One remembers with real affection the almost cherubic smile with which he would complete yet another carefully crafted single in the direction of third man, silvery strands of hair streaming behind him. Paul had perfected the nudge past gulley long before the professional one-day game made it respectable and none of its present day practitioners come within a pitch-length of achieving his mastery of it.
For one so young in spirit, he had acquired a remarkably protuberant waist line which may, perhaps, account for the fact that his famous stroke was played with a not-quite-straight bat – nonetheless, I cannot remember him ever failing to make contact. His eye was unfailingly good which probably also explains the other fact that one remembers about Paul – his permanent fielding position at first slip (the ideal post from which to observe lesser mortals’ attempts to guide the ball third man-wards?).
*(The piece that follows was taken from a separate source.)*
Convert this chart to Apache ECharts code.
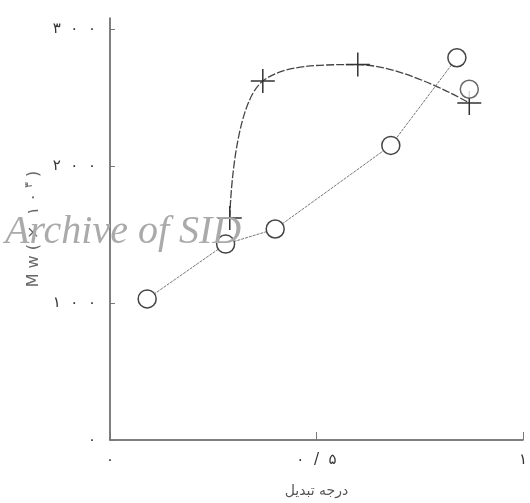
<!DOCTYPE html>
<html>
<head>
<meta charset="utf-8">
<script src="https://cdn.jsdelivr.net/npm/echarts@6/dist/echarts.min.js"></script>
<style>
  html, body { margin: 0; padding: 0; background: #fff; }
  #chart { width: 530px; height: 503px; }
</style>
</head>
<body>
<div id="chart"></div>
<script>
// Molecular weight against degree of conversion
const circleX = [0.09, 0.28, 0.40, 0.68, 0.84, 0.87];
const circleY = [103, 143, 154, 215, 279, 256];
const circleJoined = 5;            // first five circles are joined by a line

const crossX = [0.29, 0.37, 0.60, 0.87];
const crossY = [162, 262, 274, 246];

const xTickValues = [0, 0.5, 1];
const xTickLabels = ['۰', '۰/۵', '۱'];
const yTickValues = [0, 100, 200, 300];
const yTickLabels = ['۰', '۱۰۰', '۲۰۰', '۳۰۰'];

const xTitle = 'درجه تبدیل';
const watermark = 'Archive of SID';

const pairs = (xs, ys) => xs.map((x, i) => [x, ys[i]]);
const circles = pairs(circleX, circleY);
const crosses = pairs(crossX, crossY);

const spaced = s => s.split('').join('  ');
const font = '"DejaVu Sans", "Noto Sans", sans-serif';

const chart = echarts.init(document.getElementById('chart'));
chart.setOption({
  animation: false,
  backgroundColor: '#fff',
  grid: { left: 110, right: 5, top: 18, bottom: 62 },
  xAxis: {
    type: 'value', min: 0, max: 1, interval: 0.5,
    name: xTitle, nameLocation: 'middle', nameGap: 44,
    nameTextStyle: { fontFamily: font, fontSize: 14, color: '#555' },
    axisLine: { lineStyle: { color: '#555', width: 1.5 } },
    axisTick: { inside: true, length: 8, lineStyle: { color: '#777' }, customValues: xTickValues },
    axisLabel: {
      margin: 13, fontFamily: font, fontSize: 15, color: '#333',
      customValues: xTickValues,
      formatter: v => spaced(xTickLabels[xTickValues.indexOf(v)] || '')
    },
    splitLine: { show: false }
  },
  yAxis: {
    type: 'value', min: 0, max: 308,
    name: '{a|M w ( ×  ۱ ۰ }{s|۳}{a| )}', nameLocation: 'middle', nameRotate: 90, nameGap: 66,
    nameTextStyle: {
      rich: {
        a: { fontFamily: font, fontSize: 16, color: '#666', lineHeight: 20 },
        s: { fontFamily: font, fontSize: 11, color: '#666', verticalAlign: 'top', lineHeight: 20 }
      }
    },
    axisLine: { lineStyle: { color: '#555', width: 1.5 } },
    axisTick: { inside: true, length: 5, lineStyle: { color: '#777' }, customValues: yTickValues },
    axisLabel: {
      margin: 14, fontFamily: font, fontSize: 15, color: '#333',
      customValues: yTickValues,
      formatter: v => spaced(yTickLabels[yTickValues.indexOf(v)] || '')
    },
    splitLine: { show: false }
  },
  series: [
    {
      type: 'line',
      data: crosses,
      smooth: 0.4,
      symbol: 'path://M0,12L24,12M12,0L12,24',
      symbolSize: 24,
      showAllSymbol: true,
      itemStyle: { color: 'none', borderColor: '#333', borderWidth: 1.5 },
      lineStyle: { color: '#444', width: 1.3, type: [8, 2] },
      z: 3
    },
    {
      type: 'line',
      data: circles.slice(0, circleJoined),
      symbol: 'circle',
      symbolSize: 18,
      showAllSymbol: true,
      itemStyle: { color: '#fff', borderColor: '#444', borderWidth: 1.5 },
      lineStyle: { color: '#777', width: 1, type: [3, 1] },
      z: 4
    },
    {
      type: 'scatter',
      data: circles.slice(circleJoined),
      symbol: 'circle',
      symbolSize: 18,
      itemStyle: { color: '#fff', borderColor: '#444', borderWidth: 1.5 },
      z: 4
    }
  ],
  graphic: [{
    type: 'text',
    left: 5, top: 212,
    z: 100,
    style: {
      text: watermark,
      font: 'italic 40px "Liberation Serif", "DejaVu Serif", serif',
      fill: '#aaa'
    }
  }]
});
</script>
</body>
</html>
Not, I must hasten to say, that he stood there in purely monumental guise – he took many an exciting catch. Indeed, no-one who saw it will ever forget the sight of Paul, flat on his back on an Oxford field, completely winded but with the ball safely cupped, in his elevated navel! It happened only the once!
Before becoming an honoured Demijohn, he first achieved cricketing fame as a founder member of the Barnacles, that inimitable body of well-mannered but viciously competitive academics. They were said to rejoice in the motto Victory is sweet – but no substitute for personal success, though I doubt that Paul ever quite approved, for he took too great a pleasure in other people’s success ever to endorse the sentiment seriously. He was, above all, a truly nice man and a friend to all who knew him, whether as tutor in philosophy or in the even greater subtleties of cricket.
Paul Grice may have been, as his Independent obituary put it, a philosopher’s philosopher but those of us who know him on the cricket field will certainly prefer to remember him as a cricketer’s cricketer.